Job did not listen to her and neither did he buy into the advice of the friends who came, first to comfort him and then to point their fingers of blame for what they figured must be his fault. Job insisted upon his own innocence. Though he didn’t understand “why” it was happening he clung to God anyhow. He told his friends; “‘Though He slay me, I will hope in Him. Nevertheless I will argue my ways before Him.'” (Job 13:15)

Eloquently Job did argue his ways with the friends who tended him in his misery. All they wanted was for him to admit that he must have sinned in some way to bring these consequences. All he wanted was for them to trust in his innocence and his right standing before God.

In the end God took over the argument. Listen to the sarcasm dripping from the Lord’s voice. “I will ask you, and you instruct Me. Will you really annul My judgment? Will you condemn Me that you may be justified?” (Job 40:8) Really now – what brought that on? Had Job been guilty after all? Were the friends right? No! It was God himself who said that Job was “‘a blameless and upright man, fearing God and turning away from evil.'” (Job 18) What then?

Job reached the place where he discontinued justifying himself in favour of acknowledging the superior greatness of God. There is a place spiritually beyond why something happened – a place beyond who’s right and who’s wrong. As human beings we want all our ducks in a row. We want to say that if “A” happens, “B” will result. We don’t want to feel that we are pawns on a chess board with no control over where our life is sent next.

Most of us will not have tests and trials like Job – especially not within such a short time span.
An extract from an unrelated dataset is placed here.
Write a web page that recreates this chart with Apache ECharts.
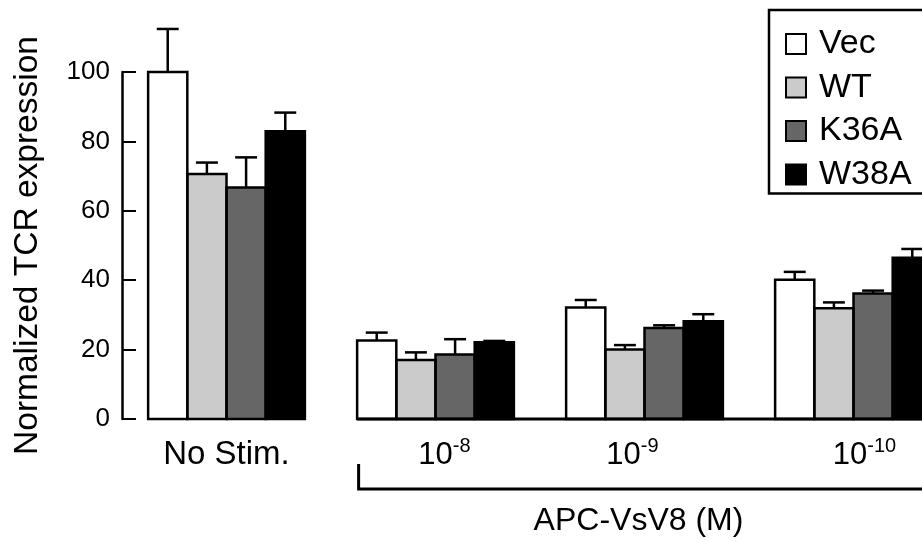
<!DOCTYPE html>
<html><head><meta charset="utf-8">
<script src="https://cdn.jsdelivr.net/npm/echarts@6/dist/echarts.min.js"></script>
<style>html,body{margin:0;padding:0;background:#fff}#c{width:922px;height:541px}</style>
</head><body><div id="c"></div>
<script>
// ---- data ----
const categoryBase = ['No Stim.', '10', '10', '10'];
const categoryExp = ['', '-8', '-9', '-10'];
const seriesNames = ['Vec', 'WT', 'K36A', 'W38A'];
const vecValues  = [100, 22.6, 32.1, 40.1];
const wtValues   = [70.6, 17.0, 20.0, 31.9];
const k36aValues = [66.7, 18.6, 26.2, 36.2];
const w38aValues = [82.9, 22.1, 28.2, 46.5];
const vecErr  = [12.4, 2.3, 2.2, 2.3];
const wtErr   = [3.3, 2.2, 1.3, 1.7];
const k36aErr = [8.7, 4.4, 0.8, 0.8];
const w38aErr = [5.4, 0.4, 2.0, 2.5];
const yTickValues = [0, 20, 40, 60, 80, 100];
const yTitle = 'Normalized TCR expression';
const xGroupTitle = 'APC-VsV8 (M)';
const stimStart = 1, stimEnd = 3;

// ---- styles ----
const FONT = '"Liberation Sans", Arial, sans-serif';
const fills = ['#ffffff', '#cbcbcb', '#666666', '#000000'];
const labelNudge = [0, 9, -12, 11];
const valuesBySeries = [vecValues, wtValues, k36aValues, w38aValues];
const errBySeries = [vecErr, wtErr, k36aErr, w38aErr];
const GROUP_FRAC = 0.75;

const categories = categoryBase.map((b, i) => b + categoryExp[i]);

// outline + error bar for each bar, positioned through the axes
function errRender(si) {
  return function (params, api) {
    const band = api.size([1, 0])[0];
    const bw = band * GROUP_FRAC / 4;
    const v = api.value(1), e = api.value(2);
    const base = api.coord([api.value(0), v]);
    const zero = api.coord([api.value(0), 0]);
    const top = api.coord([api.value(0), v + e]);
    const x = base[0] + (si - 1.5) * bw;
    const half = bw * 0.28;
    const st = { stroke: '#000', lineWidth: 2.5 };
    return { type: 'group', children: [
      { type: 'rect', shape: { x: x - bw / 2, y: base[1], width: bw, height: zero[1] - base[1] },
        style: { stroke: '#000', lineWidth: 2.5, fill: null } },
      { type: 'line', shape: { x1: x, y1: base[1], x2: x, y2: top[1] }, style: st },
      { type: 'line', shape: { x1: x - half, y1: top[1], x2: x + half, y2: top[1] }, style: st }
    ]};
  };
}

function annotRender(params, api) {
  const band = api.size([1, 0])[0];
  const gw = band * GROUP_FRAC;
  const p0 = api.coord([api.value(0), 0]);
  const p1 = api.coord([api.value(1), 0]);
  const xl = p0[0] - gw / 2;
  const xr = p1[0] + band;
  const y0 = p0[1];
  const mid = api.coord([2, 0])[0];
  return { type: 'group', children: [
    { type: 'line', shape: { x1: xl, y1: y0, x2: xr, y2: y0 }, style: { stroke: '#000', lineWidth: 3 } },
    { type: 'polyline', shape: { points: [[xl + 1.5, y0 + 45], [xl + 1.5, y0 + 70], [xr, y0 + 70]] },
      style: { stroke: '#000', lineWidth: 3, fill: null } },
    { type: 'text', x: mid - 6, y: y0 + 102,
      style: { text: xGroupTitle, font: '32px ' + FONT, fill: '#000', align: 'center', verticalAlign: 'middle' } }
  ]};
}

const series = [];
seriesNames.forEach((name, si) => {
  series.push({
    name: name, type: 'bar', barGap: '0%', barWidth: (GROUP_FRAC * 100 / 4) + '%',
    data: valuesBySeries[si],
    itemStyle: { color: fills[si], borderWidth: 0 },
    z: 2
  });
});
seriesNames.forEach((name, si) => {
  series.push({
    name: name + ' err', type: 'custom', renderItem: errRender(si),
    data: valuesBySeries[si].map((v, i) => [i, v, errBySeries[si][i]]),
    z: 3, silent: true
  });
});
series.push({ name: 'annot', type: 'custom', renderItem: annotRender, data: [[stimStart, stimEnd]], z: 4, silent: true });

const chart = echarts.init(document.getElementById('c'), null, { renderer: 'canvas' });
chart.setOption({
  animation: false,
  backgroundColor: '#fff',
  textStyle: { fontFamily: FONT },
  grid: { left: 122, width: 836, top: 72, height: 347, containLabel: false, outerBoundsMode: 'none' },
  legend: {
    data: seriesNames, orient: 'vertical', left: 769, top: 10,
    itemWidth: 20, itemHeight: 20, itemGap: 9.5,
    icon: 'rect',
    padding: [17, 40, 2, 16],
    borderColor: '#000', borderWidth: 2.5,
    itemStyle: { borderColor: '#000', borderWidth: 2 },
    textStyle: { fontSize: 34, lineHeight: 32, color: '#000', fontFamily: FONT, padding: [0, 0, 0, 8] },
    selectedMode: false
  },
  xAxis: {
    type: 'category',
    data: categories.map((c, i) => ({ value: c, textStyle: { padding: [0, labelNudge[i] > 0 ? 0 : -2 * labelNudge[i], 0, labelNudge[i] > 0 ? 2 * labelNudge[i] : 0] } })),
    axisLine: { show: false }, axisTick: { show: false },
    axisLabel: {
      margin: 17, color: '#000', fontFamily: FONT,
      formatter: function (val, idx) {
        return categoryExp[idx] ? '{big|' + categoryBase[idx] + '}{sup|' + categoryExp[idx] + '}' : '{norm|' + val + '}';
      },
      rich: {
        norm: { fontSize: 33, lineHeight: 38, fontFamily: FONT, color: '#000' },
        big: { fontSize: 31, lineHeight: 38, fontFamily: FONT, color: '#000' },
        sup: { fontSize: 20, lineHeight: 22, verticalAlign: 'top', fontFamily: FONT, color: '#000' }
      }
    },
    splitLine: { show: false }
  },
  yAxis: {
    type: 'value', min: yTickValues[0], max: yTickValues[yTickValues.length - 1], interval: yTickValues[1] - yTickValues[0],
    name: yTitle, nameLocation: 'middle', nameRotate: 90, nameGap: 77,
    nameTextStyle: { fontSize: 33.5, color: '#000', fontFamily: FONT },
    axisLine: { show: true, lineStyle: { color: '#000', width: 2.5 } },
    axisTick: { show: true, inside: true, length: 14, lineStyle: { color: '#000', width: 2 } },
    axisLabel: { fontSize: 26, color: '#000', margin: 12, fontFamily: FONT, padding: [6, 0, 0, 0] },
    splitLine: { show: false }
  },
  series: series
});
</script></body></html>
All of us though, will have unexpected downturns in our life. There are times when the big WHY looms over us. Many times our “friends” are right there to tell us why it all happened to us. Maybe they are right and maybe they are wrong (like they were with Job) but that’s not the final say on the matter.

If we are smart we will eventually get past it all to the place Job came to. Here is his prayer – his final say on the matter.

“I know that Thou canst do all things, and that no purpose of Thine can be thwarted. ‘Who is this that hides counsel without knowledge?’ Therefore I have declared that which I did not understand, things too wonderful for me, which I did not know. ‘Here, now, and I will speak; I will ask Thee, and do Thou instruct me.’ I have heard of Thee by the hearing of the ear; but now my eye sees Thee; therefore I retract, and I repent in dust and ashes.” (Job 42:1-6)

Are you in a place of great questioning because God does not appear to be faithful in your circumstances? Instead, is he silent as you go on and on in suffering? Go ahead and argue your case and work through everything you must to reach some semblance of understanding. But beyond all that there is another prayer: Job’s prayer. When all is said and done, will you be ready to pray it?

When the light goes on, you will see in what was the darkness.